Allows the compiler to substitute the Engineering and Scientific Subroutine Library (ESSL) routines in place of Fortran 90 intrinsic procedures.

-qfdpr None.

Provides object files with information that the IBM Feedback Directed Program Restructuring (FDPR®) performance-tuning utility needs to optimize the resulting executable file.

-qhot HOT(suboptions)

Performs high-order loop analysis and transformations (HOT) during optimization.

-qinline None.

Attempts to inline procedures instead of generating calls to those procedures, for improved performance.

-qipa None.

Enables or customizes a class of optimizations known as interprocedural analysis (IPA).

-qlargepage None.

Takes advantage of large pages provided on POWER4 and higher systems, for applications designed to execute in a large page memory environment.

-qlibansi None. Assumes that all functions with the name of an ANSI C library function are, in fact, the library functions and not a user function with different semantics.
-qlibessl None. Assumes that all functions with the name of an ESSL library function are, in fact, the library functions and not a user function with different semantics.
-qlibmpi None.

Asserts that all functions with Message Passing Interface (MPI) names are in fact MPI functions and not a user function with different semantics.
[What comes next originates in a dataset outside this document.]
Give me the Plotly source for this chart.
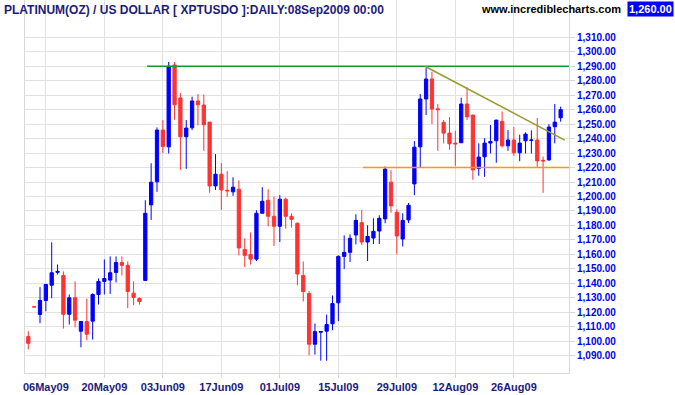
import plotly.graph_objects as go
import pandas as pd

# ---- data ----
dates = [d.strftime("%Y-%m-%d") for d in pd.bdate_range("2009-05-01", "2009-09-08") if d.strftime("%Y-%m-%d") != "2009-09-07"]

opens = [1103.2, 1123.8, 1118.4, 1128.1, 1138.7, 1147.6, 1145.4, 1118.6, 1130.0, 1106.9,
         1113.6, 1113.8, 1132.3, 1141.3, 1142.2, 1147.5, 1154.4, 1152.4, 1133.2, 1129.5,
         1142.0, 1194.2, 1210.1, 1245.9, 1234.3, 1290.9, 1268.1, 1241.3, 1247.5, 1266.0,
         1263.2, 1251.4, 1207.3, 1215.4, 1204.3, 1203.2, 1205.0, 1163.4, 1160.0, 1156.7,
         1188.4, 1197.4, 1186.3, 1179.4, 1198.1, 1186.3, 1181.5, 1145.4, 1133.0, 1097.9,
         1106.2, 1106.9, 1112.0, 1126.5, 1158.6, 1161.4, 1173.4, 1181.9, 1168.5, 1171.3,
         1176.1, 1184.5, 1209.9, 1189.1, 1170.6, 1183.8, 1208.7, 1234.3, 1267.4, 1281.2,
         1260.6, 1251.2, 1243.8, 1236.9, 1237.1, 1263.9, 1256.3, 1219.3, 1227.4, 1236.9,
         1238.5, 1251.9, 1235.0, 1239.0, 1230.2, 1238.5, 1238.7, 1239.0, 1225.0, 1225.3,
         1248.2, 1254.4]
highs = [1106.9, 1123.8, 1137.3, 1139.2, 1168.3, 1153.0, 1148.2, 1132.3, 1141.3, 1113.6,
         1129.5, 1133.0, 1143.3, 1156.5, 1158.6, 1158.6, 1158.6, 1155.0, 1141.3, 1130.2,
         1197.4, 1223.0, 1247.7, 1252.8, 1293.0, 1293.0, 1271.5, 1252.8, 1269.0, 1270.8,
         1270.4, 1251.4, 1229.3, 1223.0, 1217.5, 1213.3, 1211.2, 1171.1, 1175.2, 1190.5,
         1206.4, 1205.0, 1199.9, 1200.9, 1199.2, 1188.4, 1182.1, 1155.1, 1134.6, 1112.2,
         1106.9, 1118.4, 1131.6, 1159.3, 1173.1, 1173.8, 1187.7, 1190.7, 1180.1, 1184.9,
         1187.0, 1220.7, 1218.2, 1191.2, 1188.4, 1195.5, 1238.3, 1270.8, 1288.8, 1286.3,
         1263.9, 1252.8, 1254.9, 1245.4, 1268.3, 1275.5, 1256.3, 1236.7, 1240.3, 1249.4,
         1253.0, 1258.8, 1245.9, 1248.0, 1242.7, 1244.3, 1245.7, 1254.2, 1227.6, 1250.0,
         1263.9, 1262.1]
lows = [1094.4, 1123.6, 1112.4, 1120.7, 1129.7, 1146.1, 1108.7, 1111.5, 1109.6, 1095.8,
        1100.6, 1101.1, 1125.3, 1132.3, 1132.7, 1140.6, 1145.4, 1122.8, 1124.9, 1125.3,
        1141.5, 1183.8, 1203.2, 1230.0, 1229.7, 1253.0, 1218.4, 1219.1, 1245.9, 1249.1,
        1231.6, 1202.5, 1204.5, 1190.7, 1199.7, 1200.4, 1159.3, 1151.2, 1153.0, 1155.4,
        1188.4, 1179.4, 1165.8, 1168.5, 1177.8, 1178.5, 1138.7, 1127.4, 1090.2, 1090.7,
        1086.5, 1086.5, 1107.6, 1113.8, 1149.8, 1154.7, 1166.9, 1166.4, 1155.4, 1167.1,
        1167.1, 1181.5, 1188.8, 1160.0, 1165.5, 1181.7, 1200.9, 1220.0, 1256.3, 1250.0,
        1231.6, 1236.7, 1232.3, 1221.2, 1237.1, 1252.8, 1211.5, 1214.3, 1213.6, 1229.7,
        1223.3, 1233.9, 1231.6, 1228.1, 1224.4, 1229.7, 1229.7, 1220.5, 1202.5, 1224.6,
        1236.7, 1251.7]
closes = [1098.5, 1123.6, 1128.1, 1139.2, 1147.3, 1148.2, 1118.6, 1130.0, 1114.5, 1113.6,
          1104.8, 1132.3, 1141.3, 1143.3, 1147.3, 1154.4, 1152.4, 1134.3, 1130.2, 1127.4,
          1188.4, 1209.9, 1245.9, 1234.6, 1290.0, 1263.4, 1241.3, 1247.3, 1266.0, 1263.4,
          1249.6, 1207.3, 1215.4, 1204.5, 1203.9, 1206.4, 1164.4, 1159.3, 1156.7, 1188.4,
          1196.7, 1186.3, 1179.4, 1198.1, 1186.3, 1184.2, 1146.4, 1134.3, 1097.9, 1106.6,
          1106.6, 1111.5, 1126.0, 1158.6, 1161.4, 1171.1, 1183.5, 1168.5, 1172.4, 1175.9,
          1184.9, 1218.9, 1193.5, 1172.7, 1183.5, 1193.9, 1234.1, 1267.4, 1281.2, 1260.4,
          1260.0, 1243.8, 1236.4, 1236.4, 1263.9, 1255.1, 1218.4, 1227.2, 1236.9, 1238.0,
          1252.8, 1235.0, 1239.0, 1230.2, 1236.9, 1243.1, 1239.0, 1224.6, 1224.6, 1248.0,
          1251.4, 1260.0]

tick_dates = ["2009-05-06", "2009-05-20", "2009-06-03", "2009-06-17", "2009-07-01",
              "2009-07-15", "2009-07-29", "2009-08-12", "2009-08-26"]
tick_labels = ["06May09", "20May09", "03Jun09", "17Jun09", "01Jul09",
               "15Jul09", "29Jul09", "12Aug09", "26Aug09"]
y_ticks = list(range(1090, 1311, 10))

# trend lines: (start index, start price, end index, end price)
resistance = (20.3, 1290.0, 92.43, 1290.0)
support = (57.2, 1220.0, 92.43, 1220.0)
downtrend = (67.8, 1290.0, 91.7, 1239.0)

xs = list(range(len(dates)))
tick_pos = [dates.index(d) for d in tick_dates]

fig = go.Figure(go.Candlestick(
    x=xs, open=opens, high=highs, low=lows, close=closes,
    increasing=dict(line=dict(color="#0000ff", width=1), fillcolor="#0000ff"),
    decreasing=dict(line=dict(color="#ff3333", width=1), fillcolor="#ff3333"),
    whiskerwidth=0, hoverinfo="skip", showlegend=False,
))

for (x0, y0, x1, y1), col, w in [(resistance, "#109a30", 1.5), (support, "#ff9900", 1.5),
                                   (downtrend, "#9a9a30", 1.5)]:
    fig.add_shape(type="line", xref="x", yref="y", x0=x0, y0=y0, x1=x1, y1=y1,
                  line=dict(color=col, width=w))

navy = "#1c1c78"
fig.update_layout(
    width=675, height=395,
    margin=dict(l=25, r=106, t=0, b=22),
    paper_bgcolor="white", plot_bgcolor="white",
    showlegend=False, boxgap=0.2,
    xaxis=dict(range=[-0.564, 92.43], rangeslider=dict(visible=False),
               tickmode="array", tickvals=tick_pos, ticktext=tick_labels,
               showgrid=True, gridcolor="#e2e2e2", gridwidth=1, zeroline=False,
               ticks="outside", ticklen=4, tickcolor="#d8d8d8",
               showline=True, linecolor="#d8d8d8", linewidth=1,
               tickfont=dict(family="Liberation Sans", size=11, color=navy, weight="bold")),
    yaxis=dict(side="right", range=[1078, 1335.8], tickmode="array", tickvals=y_ticks,
               tickformat=",.2f", showgrid=True, gridcolor="#e2e2e2", gridwidth=1,
               zeroline=False, ticks="outside", ticklen=5, tickcolor="#d8d8d8",
               showline=True, linecolor="#d8d8d8", linewidth=1, mirror=True,
               tickfont=dict(family="Liberation Sans", size=10, color="#0000ee", weight="bold")),
    annotations=[
        dict(text="PLATINUM(OZ) / US DOLLAR [ XPTUSDO ]:DAILY:08Sep2009 00:00",
             xref="paper", yref="paper", x=0, y=1, xanchor="left", yanchor="top",
             xshift=-23, yshift=-1, showarrow=False,
             font=dict(family="Liberation Sans", size=12, color=navy, weight="bold")),
        dict(text="www.incrediblecharts.com", xref="paper", yref="paper",
             x=(622.7 - 25) / 544, y=1, xanchor="right", yanchor="top", yshift=-1,
             showarrow=False,
             font=dict(family="Liberation Sans", size=11, color="black", weight="bold")),
        dict(text=f"{closes[-1]:,.2f}", xref="paper", yref="paper",
             x=(673.5 - 25) / 544, y=1, xanchor="right", yanchor="top", yshift=-1,
             showarrow=False, bgcolor="#0000ff", borderpad=1,
             font=dict(family="Liberation Sans", size=11, color="white", weight="bold")),
    ],
)

fig.write_html("out.html", config={"displayModeBar": False},
               post_script="document.body.style.margin='0px';")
-qlibposix None. Assumes that all functions with the name of a POSIX 1003.1 library function are, in fact, the system functions and not a user function with different semantics.
-qmaxmem MAXMEM

Limits the amount of memory that the compiler allocates while performing specific, memory-intensive optimizations to the specified number of kilobytes.

-qminimaltoc None.

Minimizes the number of entries in the global entity table of contents (TOC).

-O OPTIMIZE

Specifies whether to optimize code during compilation and, if so, at which level.

-p None.

Prepares the object files produced by the compiler for profiling.

-qpdf1, -qpdf2 None.

Tunes optimizations through profile-directed feedback (PDF), where results from sample program execution are used to improve optimization near conditional branches and in frequently executed code sections.

-qprefetch None.

Inserts prefetch instructions automatically where there are opportunities to improve code performance.

-qshowpdf None.

When used with -qpdf1 and a minimum optimization level of -O2 at compile and link steps, creates a PDF map file that contains additional profiling information for all procedures in your application.

-qsimd None.

Controls whether the compiler can automatically take advantage of vector instructions for processors that support them.

-qsmallstack None.

Minimizes stack usage where possible.

-qsmp None.

Enables parallelization of program code.

-qstacktemp None.

Determines where to allocate certain XL Fortran compiler temporaries at run time.

-qstrict STRICT

Ensures that optimizations done by default at the -O3 and higher optimization levels, and, optionally at -O2, do not alter certain program semantics mostly related to strict IEEE floating-point conformance.

-qstrict_induction None.

Prevents the compiler from performing induction (loop counter) variable optimizations. These optimizations may be unsafe (may alter the semantics of your program) when there are integer overflow operations involving the induction variables.

-qtune None.

Tunes instruction selection, scheduling, and other architecture-dependent performance enhancements to run best on a specific hardware architecture. Allows specification of a target SMT mode to direct optimizations for best performance in that mode.

-qunroll None.

Specifies whether unrolling DO loops is allowed in a program. Unrolling is allowed on outer and inner DO loops.

-qunwind None.

Specifies that the compiler will preserve the default behavior for saves and restores to volatile registers during a procedure call.